Sporting a new look, this particular wayward rodent appears to be an entirely new species altogether, quite different to the usual pesky inhabitants of our humble abode. It sports, for one thing, a hideously strange snout - pink in colour at that- and a long (also pink) tail. Its movements are slow and uncertain and it spends most of its time indoors trying to figure out how to get out. Experts believe that the new species may belong to the hick-meeya variety, commonly found scampering about in gardens and making hiccuping noises and screeching banefully in the dead of the night should it encounter a predator.

Preliminary investigations point the finger of blame at Marduk himself, who in his eternal quest for fresh air to pollute, opens his balcony doors in the wee hours of the morn and/or the dead of the night to smoke. It is reliably learned that the rodents saunter in through the open doors and wend their way down the stairs and into the Loki_Tingle abode and soon finds itself trapped inside and unable to remember from whence it came. Rodents, experts speculate, are not overly bright, despite having survived several ages of man.

Fortunately for those afflicted with rodent phobia in the neighbourhood, they have a fierce and dedicated avenger. With one decisive sweep of her ancient broom and several well aimed spokes of her gardening spade, our Loki ensnared the wily rodent inside the bathroom and hacked it to a quick (we hope) and painful death. All we could hear outside the closed door were the last screeches and hiccups of the ill-fated rodent. And how
the throngs cheered her as she proudly bore the very dead meeya out of the loo and dumped it into the waiting garbage bag amidst loud applause. In honour of her courageous actions that night, she has now been christened Loki - the rodent slayer, by popular request.

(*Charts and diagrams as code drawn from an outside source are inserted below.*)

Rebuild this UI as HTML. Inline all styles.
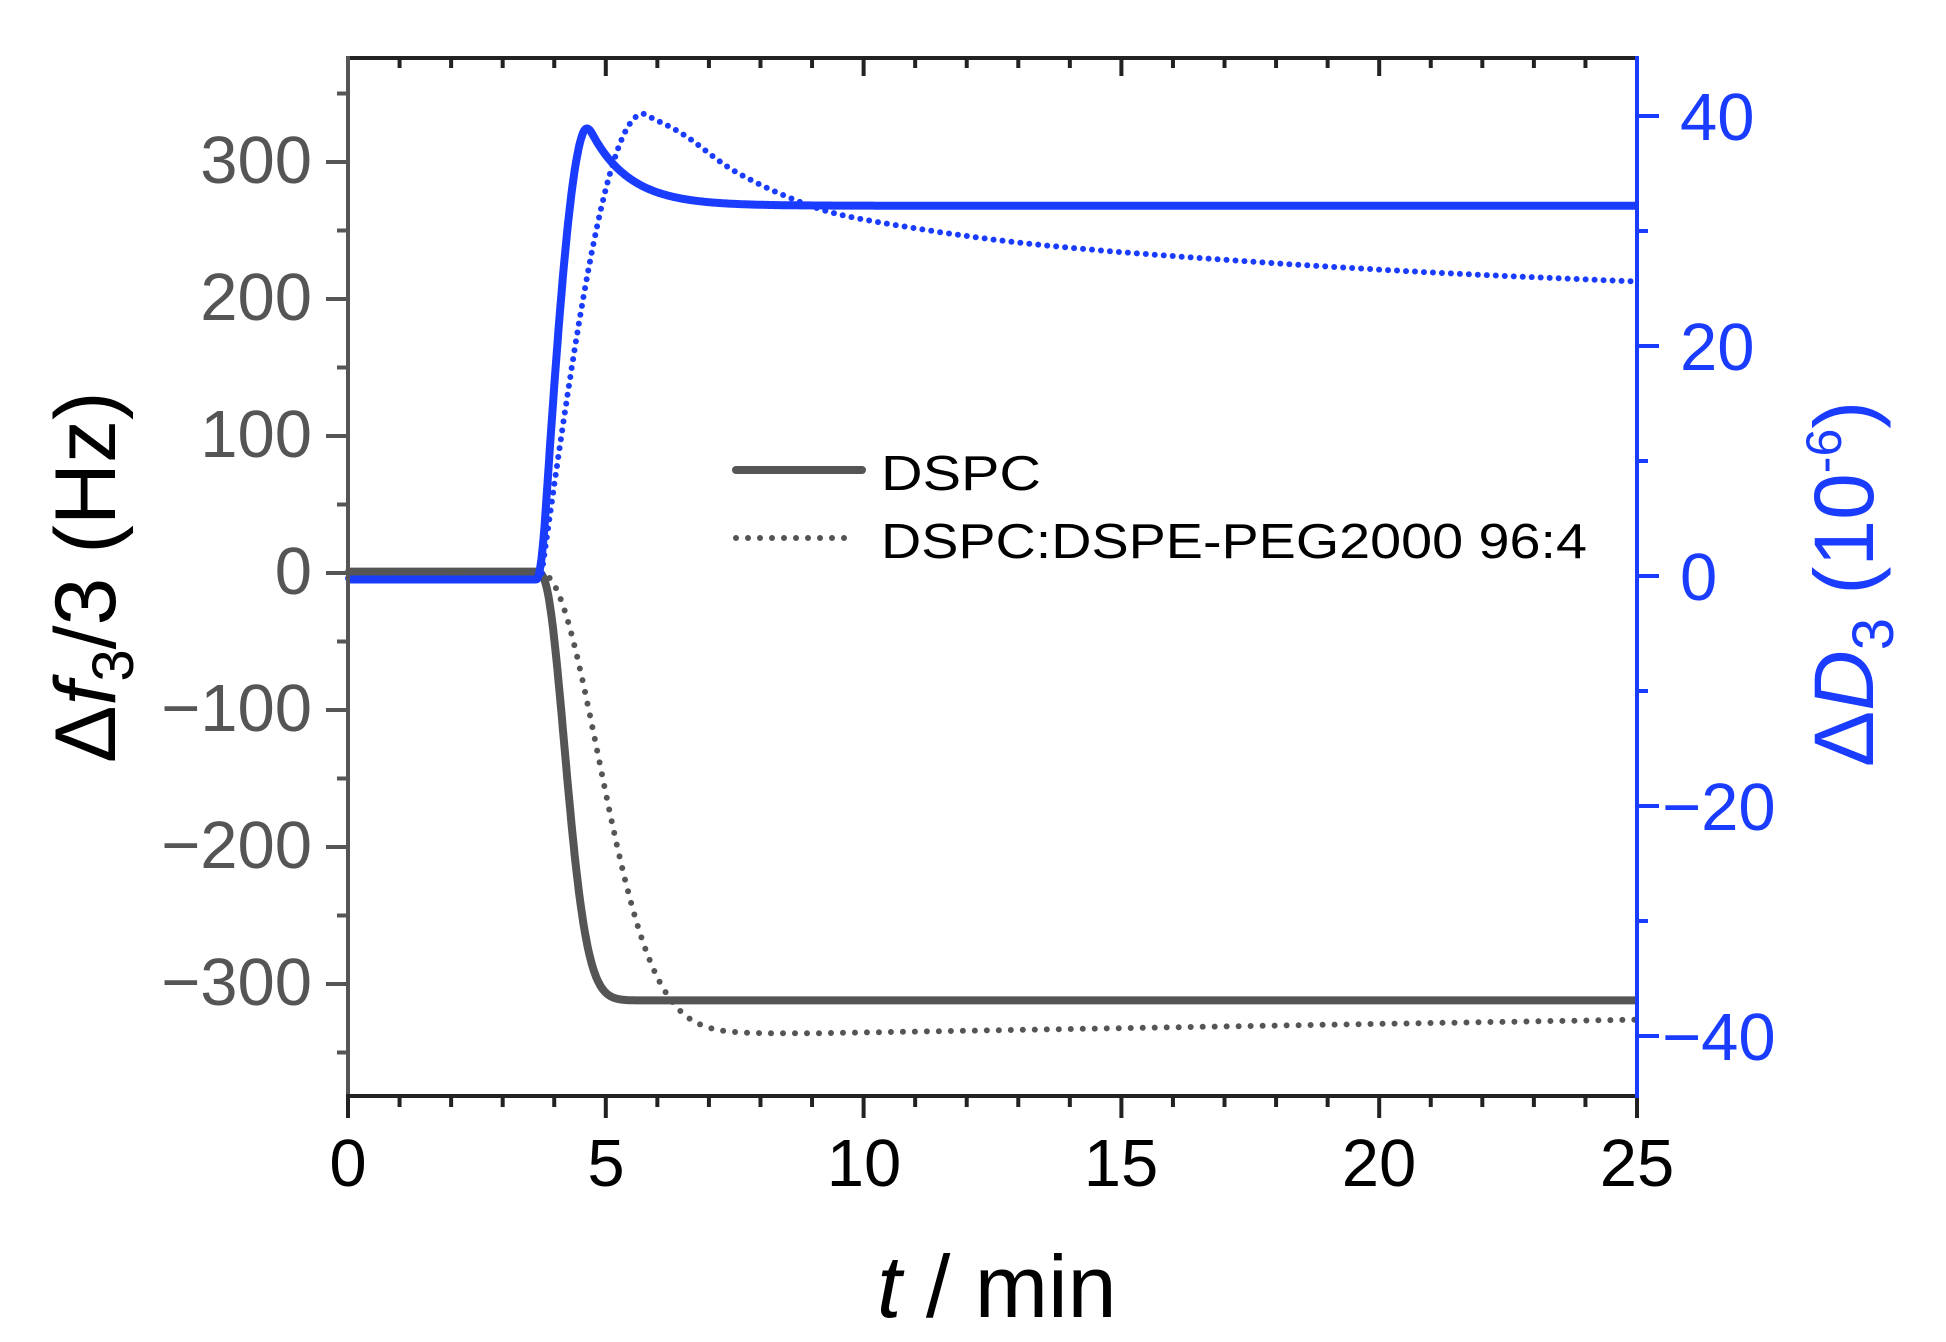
<!DOCTYPE html>
<html><head><meta charset="utf-8"><style>
html,body{margin:0;padding:0;background:#fff;}
svg{display:block;}
text{font-family:"Liberation Sans",Arial,sans-serif;}
</style></head><body>
<svg id="s" width="1946" height="1342" viewBox="0 0 1946 1342" xmlns="http://www.w3.org/2000/svg">
<rect width="1946" height="1342" fill="#fff"/>
<g id="ticks"></g>
<g id="curves" fill="none" stroke-linejoin="round"></g>
<line x1="348" y1="58" x2="1637" y2="58" stroke="#222" stroke-width="4"/>
<line x1="348" y1="56" x2="348" y2="1098" stroke="#555" stroke-width="4"/>
<line x1="346" y1="1096" x2="1637" y2="1096" stroke="#222" stroke-width="4"/>
<line x1="1637" y1="56" x2="1637" y2="1098" stroke="#1a3cff" stroke-width="4"/>
<g fill="#555" font-size="67" text-anchor="end">
<text x="312" y="183">300</text>
<text x="312" y="320">200</text>
<text x="312" y="457">100</text>
<text x="312" y="594">0</text>
<text x="312" y="731">−100</text>
<text x="312" y="868">−200</text>
<text x="312" y="1005">−300</text>
</g>
<g fill="#1a3cff" font-size="67" text-anchor="start">
<text x="1680" y="140">40</text>
<text x="1680" y="370">20</text>
<text x="1680" y="600">0</text>
<text x="1662" y="830">−20</text>
<text x="1662" y="1060">−40</text>
</g>
<g fill="#000" font-size="67" text-anchor="middle">
<text x="348" y="1186">0</text>
<text x="606" y="1186">5</text>
<text x="864" y="1186">10</text>
<text x="1121" y="1186">15</text>
<text x="1379" y="1186">20</text>
<text x="1637" y="1186">25</text>
</g>
<text x="877" y="1317" font-size="88" fill="#000"><tspan font-style="italic">t</tspan> / min</text>
<text transform="translate(115,763) rotate(-90)" font-size="86" fill="#000">Δ<tspan font-style="italic">f</tspan><tspan font-size="58" dy="18">3</tspan><tspan dy="-18">/3 (Hz)</tspan></text>
<text transform="translate(1873,767) rotate(-90)" font-size="84" fill="#1a3cff">Δ<tspan font-style="italic">D</tspan><tspan font-size="58" dy="20">3</tspan><tspan dy="-20"> (10</tspan><tspan font-size="50" dy="-32">-6</tspan><tspan dy="32">)</tspan></text>
<line x1="736" y1="470" x2="862" y2="470" stroke="#555" stroke-width="8" stroke-linecap="round"/>
<line x1="736" y1="538" x2="856" y2="538" stroke="#555" stroke-width="6" stroke-linecap="round" stroke-dasharray="0 12"/>
<text x="881" y="490" font-size="49" fill="#000" textLength="160" lengthAdjust="spacingAndGlyphs">DSPC</text>
<text x="881" y="558" font-size="49" fill="#000" textLength="706" lengthAdjust="spacingAndGlyphs">DSPC:DSPE-PEG2000 96:4</text>
</svg>
<script>
(function(){
var NS="http://www.w3.org/2000/svg";
function X(t){return 348+t*51.56;}
function YF(v){return 573-v*1.37;}
function YD(d){return 576-d*11.5;}
var tk=document.getElementById('ticks'), cv=document.getElementById('curves');
function ln(g,x1,y1,x2,y2,c,w){var l=document.createElementNS(NS,'line');l.setAttribute('x1',x1);l.setAttribute('y1',y1);l.setAttribute('x2',x2);l.setAttribute('y2',y2);l.setAttribute('stroke',c);l.setAttribute('stroke-width',w);g.appendChild(l);}
for(var t=0;t<=25;t++){var maj=t%5==0;ln(tk,X(t),1096,X(t),1096+(maj?22:11),'#222',4);if(t>0&&t<25)ln(tk,X(t),58,X(t),58+(maj?18:10),'#222',4);}
for(var v=-350;v<=350;v+=50){var maj=v%100==0;ln(tk,348,YF(v),348-(maj?22:11),YF(v),'#555',4);}
for(var d=-40;d<=40;d+=10){var maj=d%20==0;ln(tk,1637,YD(d),1637+(maj?22:11),YD(d),'#1a3cff',4);}
function path(pts,c,w,dash){var p=document.createElementNS(NS,'path');var s='';pts.forEach(function(q,i){s+=(i?'L':'M')+q[0].toFixed(1)+' '+q[1].toFixed(1);});p.setAttribute('d',s);p.setAttribute('stroke',c);p.setAttribute('stroke-width',w);if(dash){p.setAttribute('stroke-dasharray',dash);p.setAttribute('stroke-linecap','round');}cv.appendChild(p);}
function interp(cp,t){for(var i=0;i<cp.length-1;i++){if(t<=cp[i+1][0]){var a=cp[i],b=cp[i+1];var u=(t-a[0])/(b[0]-a[0]);
var p0=cp[Math.max(0,i-1)],p3=cp[Math.min(cp.length-1,i+2)];
var m1=(b[1]-p0[1])/(b[0]-p0[0])*(b[0]-a[0]),m2=(p3[1]-a[1])/(p3[0]-a[0])*(b[0]-a[0]);
var h00=2*u*u*u-3*u*u+1,h10=u*u*u-2*u*u+u,h01=-2*u*u*u+3*u*u,h11=u*u*u-u*u;return h00*a[1]+h10*m1+h01*b[1]+h11*m2;}}return cp[cp.length-1][1];}
function smooth(arr,k){var o=[];for(var i=0;i<arr.length;i++){var s=0,n=0;for(var j=i-k;j<=i+k;j++){if(j>=0&&j<arr.length){s+=arr[j];n++;}}o.push(s/n);}return o;}
var N=1200,F1=[],F2=[],D1=[],D2=[],T=[];
var dcp=[[5.73,40.2],[6.5,38.4],[7.5,35.2],[8.9,32.3],[10,31],[13,29],[17,27.5],[21,26.4],[25,25.6]];
for(var i=0;i<=N;i++){var t=25*i/N;T.push(t);
 F1.push(t<3.75?1:-312*(1-Math.exp(-Math.pow((t-3.75)/0.62,2))));
 F2.push(t<3.75?1:-336*(1-Math.exp(-Math.pow((t-3.75)/1.55,2)))+(t>9?10*(t-9)/16:0));
 var d1=t<3.75?-0.3:(t<4.65?39.2*Math.sin(Math.PI/2*(t-3.75)/0.9):32.2+7*Math.exp(-(t-4.65)/0.75));
 D1.push(d1);
 D2.push(t<3.75?-0.2:(t<5.73?40.2*Math.sin(Math.PI/2*(t-3.75)/1.98):interp(dcp,t)));}
F1=smooth(F1,4);D1=smooth(D1,4);
var a=[],b=[],c=[],e=[];
for(var i=0;i<=N;i++){a.push([X(T[i]),YF(F1[i])]);b.push([X(T[i]),YF(F2[i])]);c.push([X(T[i]),YD(D1[i])]);e.push([X(T[i]),YD(D2[i])]);}
path(b,'#555',6,'0 12');
path(a,'#555',8);
path(e,'#1a3cff',6,'0 9');
path(c,'#1a3cff',8);
})();
</script>
</body></html>
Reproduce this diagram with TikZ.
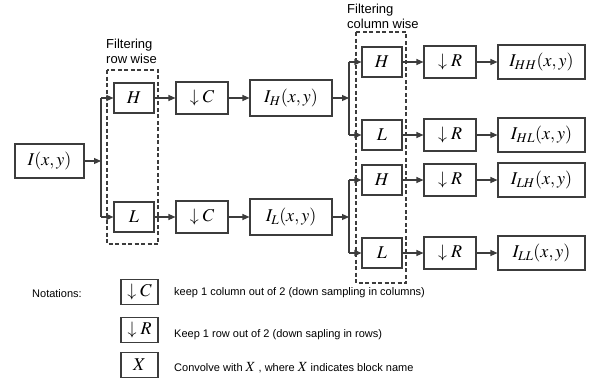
\documentclass[tikz,border=0pt]{standalone}
\usepackage{mathptmx}
\usepackage{fontspec}
\setmainfont{Liberation Serif}
\setsansfont{Liberation Sans}
\usepackage{tikz}
\usetikzlibrary{arrows.meta}
\definecolor{lngray}{RGB}{60,60,60}
\tikzset{
  box/.style={draw=lngray, line width=1.1pt, inner sep=0pt, font=\fontsize{18}{20}\selectfont},
  filt/.style={box, minimum width=40pt, minimum height=30pt},
  dsamp/.style={box, minimum width=52pt, minimum height=32pt},
  img/.style={box, minimum width=82pt, minimum height=36pt},
  outimg/.style={box, minimum width=87pt, minimum height=34pt},
  legbox/.style={box, minimum width=37pt, minimum height=25pt},
  arr/.style={-{Triangle[length=7pt,width=6pt]}, line width=1.1pt, draw=lngray},
  wire/.style={line width=1.1pt, draw=lngray},
  grp/.style={draw=lngray, line width=1.1pt, dash pattern=on 4pt off 2.5pt},
  lbl/.style={font=\sffamily\fontsize{13}{15}\selectfont, align=left, anchor=west, inner sep=0pt},
  note/.style={font=\sffamily\fontsize{11}{13}\selectfont, anchor=west, inner sep=0pt},
}

\begin{document}
\begin{tikzpicture}[x=1pt,y=-1pt]
  \useasboundingbox (0,0) rectangle (593,380);
  % filter groups
  \draw[grp] (107,70) rectangle (158,244);
  \draw[grp] (356,32) rectangle (406,283);
  \node[lbl] (rowlbl) at (106,51) {Filtering\\row wise};
  \node[lbl] (collbl) at (347,16) {Filtering\\column wise};

  \node[img, minimum width=69pt, minimum height=34pt] (in) at (49.5,161) {$I(x,y)$};
  \node[filt] (rowH) at (134,98) {$H$};
  \node[filt] (rowL) at (134,217) {$L$};
  \node[dsamp] (dcH) at (202,98) {$\downarrow C$};
  \node[dsamp] (dcL) at (202,217) {$\downarrow C$};
  \node[img] (iH) at (291,98) {$I_H(x,y)$};
  \node[img] (iL) at (291,217) {$I_L(x,y)$};

  \foreach \nm/\fl/\y in {HH/H/62, HL/L/135, LH/H/180, LL/L/253}{
    \node[filt] (c\nm) at (382,\y) {$\fl$};
    \node[dsamp] (r\nm) at (450,\y) {$\downarrow R$};
    \node[outimg] (o\nm) at (541.5,\y) {$I_{\nm}(x,y)$};
    \draw[arr] (c\nm) -- (r\nm);
    \draw[arr] (r\nm) -- (o\nm);
  }

  % split points
  \coordinate (s1) at (101,161);
  \coordinate (s1t) at (101,98);
  \coordinate (s1b) at (101,217);
  \coordinate (s2) at (349,98);
  \coordinate (s2t) at (349,62);
  \coordinate (s2b) at (349,135);
  \coordinate (s3) at (349,217);
  \coordinate (s3t) at (349,180);
  \coordinate (s3b) at (349,253);

  \draw[arr] (in) -- (s1);
  \draw[wire] (s1t) -- (s1b);
  \draw[wire] (s2t) -- (s2b);
  \draw[wire] (s3t) -- (s3b);
  \foreach \a/\b in {s1t/rowH, s1b/rowL, rowH/dcH, rowL/dcL, dcH/iH, dcL/iL,
                     iH/s2, iL/s3, s2t/cHH, s2b/cHL, s3t/cLH, s3b/cLL}
    \draw[arr] (\a) -- (\b);

  % notations
  \node[note] (notlbl) at (32,294) {Notations:};
  \node[legbox] (kC) at (139.5,292) {$\downarrow C$};
  \node[legbox] (kR) at (139.5,330) {$\downarrow R$};
  \node[legbox] (kX) at (139.5,365) {$X$};
  \node[note] (ktxtC) at (174,293) {keep 1 column out of 2 (down sampling in columns)};
  \node[note] (ktxtR) at (174,335) {Keep 1 row out of 2 (down sapling in rows)};
  \node[note] (ktxtX) at (174,368) {Convolve with {\fontsize{14}{14}\selectfont$X$} , where {\fontsize{14}{14}\selectfont$X$} indicates block name};
\end{tikzpicture}
\end{document}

Poison has now been strategically placed in nooks and crannies of both houses and Marduk has been summararily warned that if he lets any more creepy crawlies into the house, he would locked up in a dark room with said creepy crawlies for all eternity.

p.s. It might be mentioned that throughout the entire rodent_avenging escapade, Tingle stood on a chair screaming intermittently. Shame on her.